I am crazy excited for Cave of Forgotten Dreams. First off, it’s a Werner Herzog documentary. That’s enough to get my butt in the seat sight unseen. Second, it’s centered around some of the oldest cave drawings in history. We’re talking literally the oldest art in the world. The Chauvet Cave, the subject of the film, is seldom a place where film crews are allowed to shoot, which means this is as rare an opportunity as you get. Cave paintings have always been a fascination of mine, and this is likely as close as I’ll ever get to seeing one in person.
I’m also intrigued by the notion that the film is shot in 3D. Herzog is one of the most visually talented directors in the business. Every one of his movies, regardless of subject matter, is gorgeous. He has no intention of shooting anything else in 3D, claiming that 3D was the only way to incorporate and illustrate the contours and shapes of the cave walls. I’m intrigued as to how his already strong visual sensibilities work in 3D.
Cave of Forgotten Dreams releases April 29th. You can read a synopsis below the cut. Me, I’m gonna watch the trailer again.
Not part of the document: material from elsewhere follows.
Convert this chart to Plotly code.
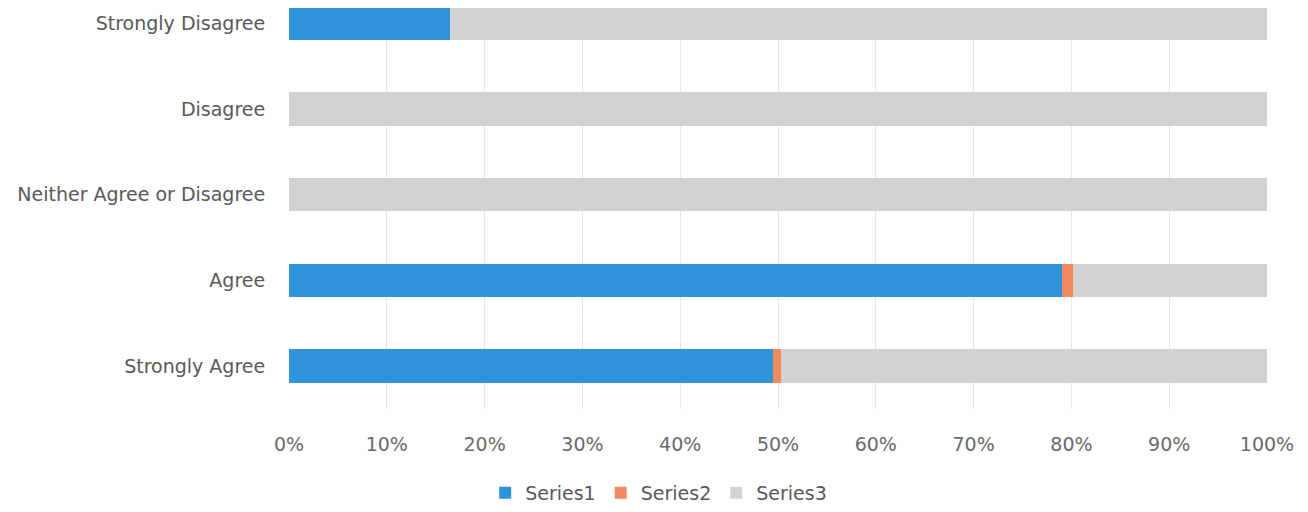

CAVE OF FORGOTTEN DREAMS, a breathtaking new 3D documentary from the incomparable Werner Herzog (ENCOUNTERS AT THE END OF THE WORLD, GRIZZLY MAN) follows an exclusive expedition into the nearly inaccessible Chauvet Cave in France, home to the most ancient visual art known to have been created by man. A hit at this year’s Toronto Film Festival, CAVE OF FORGOTTEN DREAMS is an unforgettable cinematic experience that provides a unique glimpse of pristine artwork dating back to human hands over 30,000 years ago — almost twice as old as any previous discovery.